╭─ Supplied information
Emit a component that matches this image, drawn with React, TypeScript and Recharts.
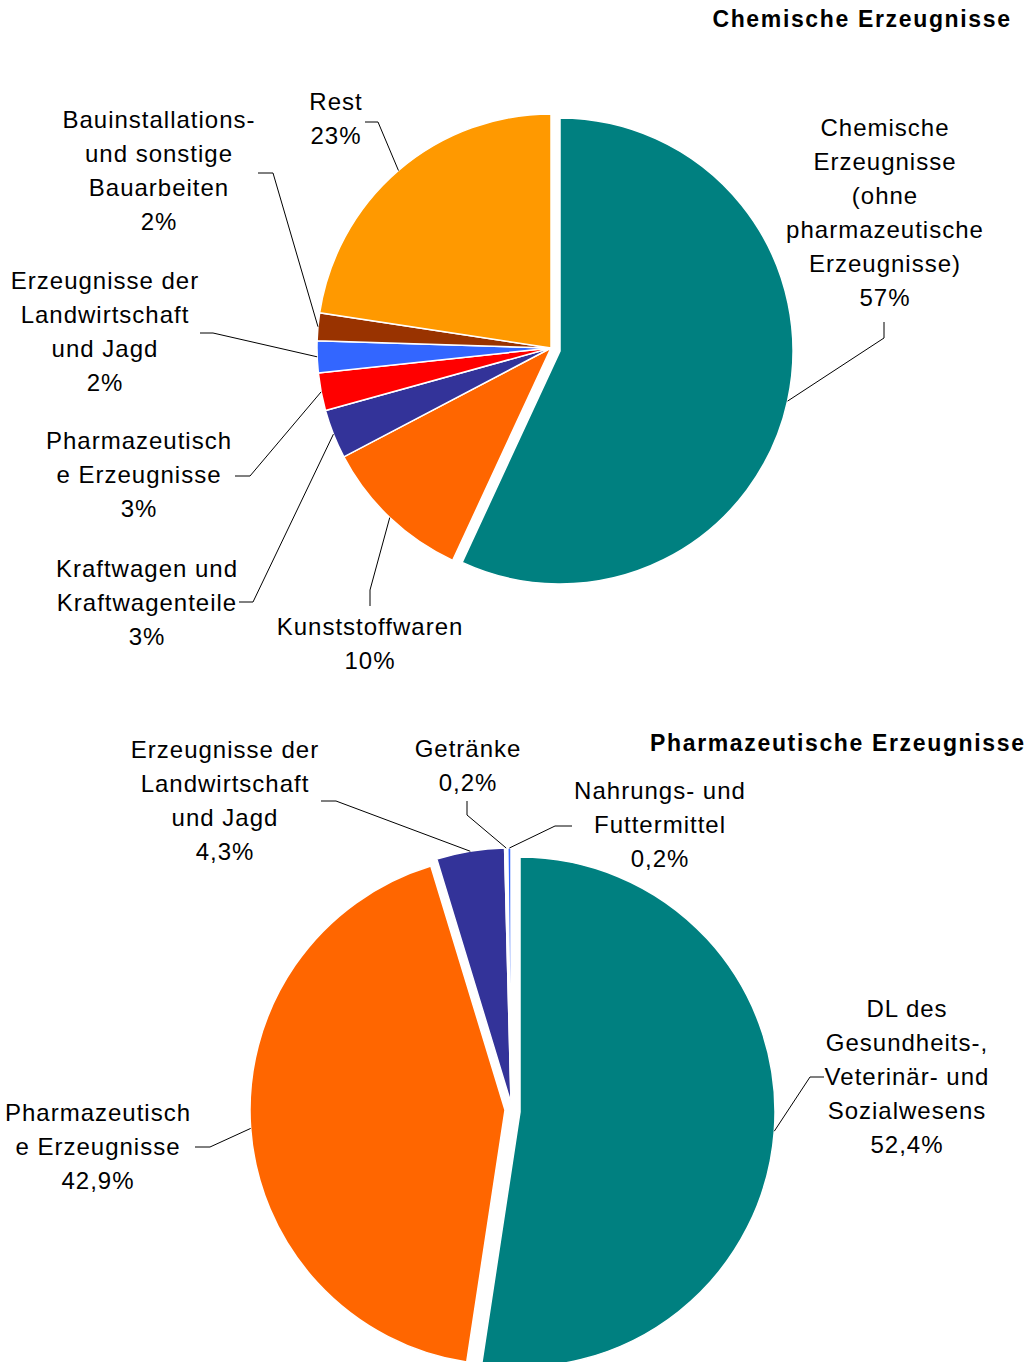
╰─
╭─ Supplied information
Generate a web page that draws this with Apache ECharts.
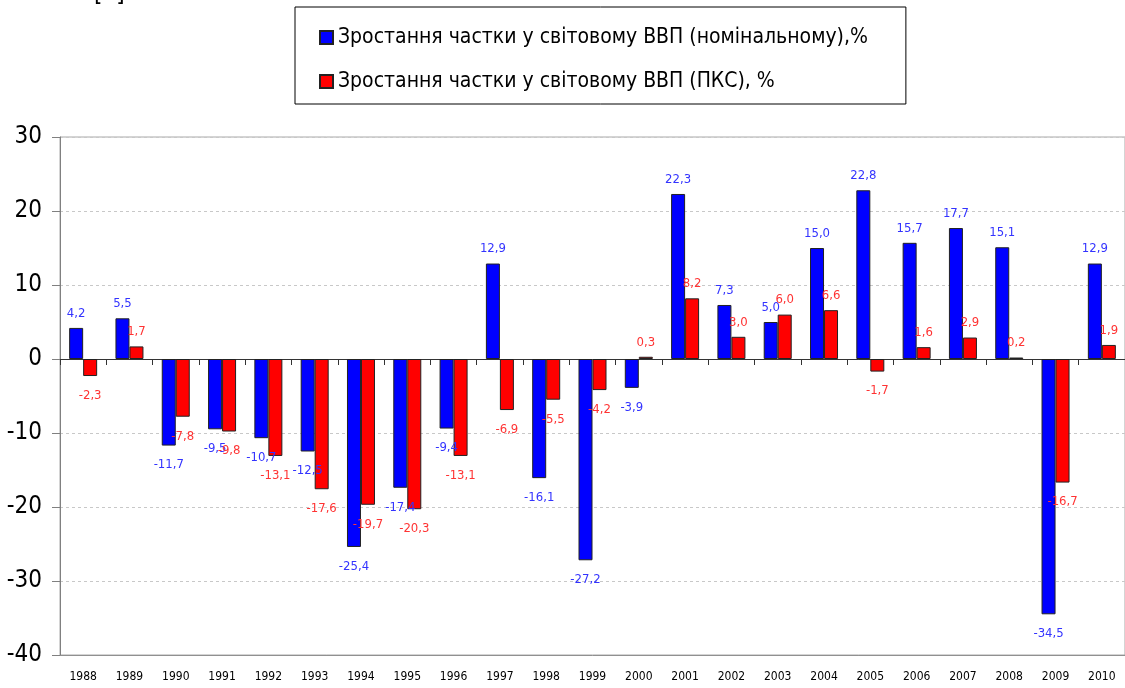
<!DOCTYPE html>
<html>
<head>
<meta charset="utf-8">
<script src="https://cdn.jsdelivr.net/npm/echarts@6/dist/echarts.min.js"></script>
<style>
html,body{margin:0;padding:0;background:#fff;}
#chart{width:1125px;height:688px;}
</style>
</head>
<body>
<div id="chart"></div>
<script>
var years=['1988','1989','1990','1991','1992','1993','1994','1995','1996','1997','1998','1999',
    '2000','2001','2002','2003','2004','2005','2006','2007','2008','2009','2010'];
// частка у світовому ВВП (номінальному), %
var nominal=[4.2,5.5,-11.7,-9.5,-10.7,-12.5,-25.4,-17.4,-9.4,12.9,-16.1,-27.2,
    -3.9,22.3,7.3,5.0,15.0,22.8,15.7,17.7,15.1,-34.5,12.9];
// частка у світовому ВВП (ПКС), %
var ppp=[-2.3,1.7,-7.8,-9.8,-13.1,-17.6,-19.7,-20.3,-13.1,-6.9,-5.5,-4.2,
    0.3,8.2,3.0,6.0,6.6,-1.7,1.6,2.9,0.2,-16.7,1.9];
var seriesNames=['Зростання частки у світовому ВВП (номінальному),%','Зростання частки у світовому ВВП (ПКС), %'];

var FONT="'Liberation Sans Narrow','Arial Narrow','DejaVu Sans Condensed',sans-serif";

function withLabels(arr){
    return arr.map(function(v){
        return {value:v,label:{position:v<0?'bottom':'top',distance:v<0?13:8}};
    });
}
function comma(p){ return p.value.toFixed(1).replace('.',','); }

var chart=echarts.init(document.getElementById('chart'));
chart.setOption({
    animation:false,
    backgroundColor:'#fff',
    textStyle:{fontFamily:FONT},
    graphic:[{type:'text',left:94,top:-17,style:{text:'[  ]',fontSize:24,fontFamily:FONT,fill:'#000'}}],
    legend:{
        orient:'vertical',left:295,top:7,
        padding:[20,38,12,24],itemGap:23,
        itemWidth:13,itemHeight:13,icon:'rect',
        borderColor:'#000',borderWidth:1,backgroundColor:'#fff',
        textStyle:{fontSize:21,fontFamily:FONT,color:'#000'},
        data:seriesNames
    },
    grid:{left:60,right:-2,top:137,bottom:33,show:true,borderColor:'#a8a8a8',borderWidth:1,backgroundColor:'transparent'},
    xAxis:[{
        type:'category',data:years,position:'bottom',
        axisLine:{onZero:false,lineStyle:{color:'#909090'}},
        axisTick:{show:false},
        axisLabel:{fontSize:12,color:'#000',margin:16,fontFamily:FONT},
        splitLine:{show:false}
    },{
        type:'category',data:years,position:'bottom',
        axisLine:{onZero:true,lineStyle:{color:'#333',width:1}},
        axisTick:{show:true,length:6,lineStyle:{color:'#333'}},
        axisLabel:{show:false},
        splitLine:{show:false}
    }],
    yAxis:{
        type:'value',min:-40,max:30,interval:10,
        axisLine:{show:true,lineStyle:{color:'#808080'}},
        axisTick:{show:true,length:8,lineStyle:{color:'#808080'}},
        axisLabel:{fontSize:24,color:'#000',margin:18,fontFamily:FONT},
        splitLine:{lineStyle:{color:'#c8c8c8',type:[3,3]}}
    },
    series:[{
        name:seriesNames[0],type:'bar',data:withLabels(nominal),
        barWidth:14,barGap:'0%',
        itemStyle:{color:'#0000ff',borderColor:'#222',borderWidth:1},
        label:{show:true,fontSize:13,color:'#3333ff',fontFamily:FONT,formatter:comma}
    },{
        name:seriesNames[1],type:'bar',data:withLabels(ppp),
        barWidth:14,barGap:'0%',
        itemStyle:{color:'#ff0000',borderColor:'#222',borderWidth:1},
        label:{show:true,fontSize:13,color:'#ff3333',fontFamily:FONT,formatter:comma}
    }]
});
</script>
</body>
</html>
╰─
What to work on :: Extract the stretch of lines that begins at the line with "Generate a web" and ends at the line with "var seriesNames=['Зростання частки", inclusive. Omit every picture.

Result ::
Generate a web page that draws this with Apache ECharts.
<!DOCTYPE html>
<html>
<head>
<meta charset="utf-8">
<script src="https://cdn.jsdelivr.net/npm/echarts@6/dist/echarts.min.js"></script>
<style>
html,body{margin:0;padding:0;background:#fff;}
#chart{width:1125px;height:688px;}
</style>
</head>
<body>
<div id="chart"></div>
<script>
var years=['1988','1989','1990','1991','1992','1993','1994','1995','1996','1997','1998','1999',
    '2000','2001','2002','2003','2004','2005','2006','2007','2008','2009','2010'];
// частка у світовому ВВП (номінальному), %
var nominal=[4.2,5.5,-11.7,-9.5,-10.7,-12.5,-25.4,-17.4,-9.4,12.9,-16.1,-27.2,
    -3.9,22.3,7.3,5.0,15.0,22.8,15.7,17.7,15.1,-34.5,12.9];
// частка у світовому ВВП (ПКС), %
var ppp=[-2.3,1.7,-7.8,-9.8,-13.1,-17.6,-19.7,-20.3,-13.1,-6.9,-5.5,-4.2,
    0.3,8.2,3.0,6.0,6.6,-1.7,1.6,2.9,0.2,-16.7,1.9];
var seriesNames=['Зростання частки у світовому ВВП (номінальному),%','Зростання частки у світовому ВВП (ПКС), %'];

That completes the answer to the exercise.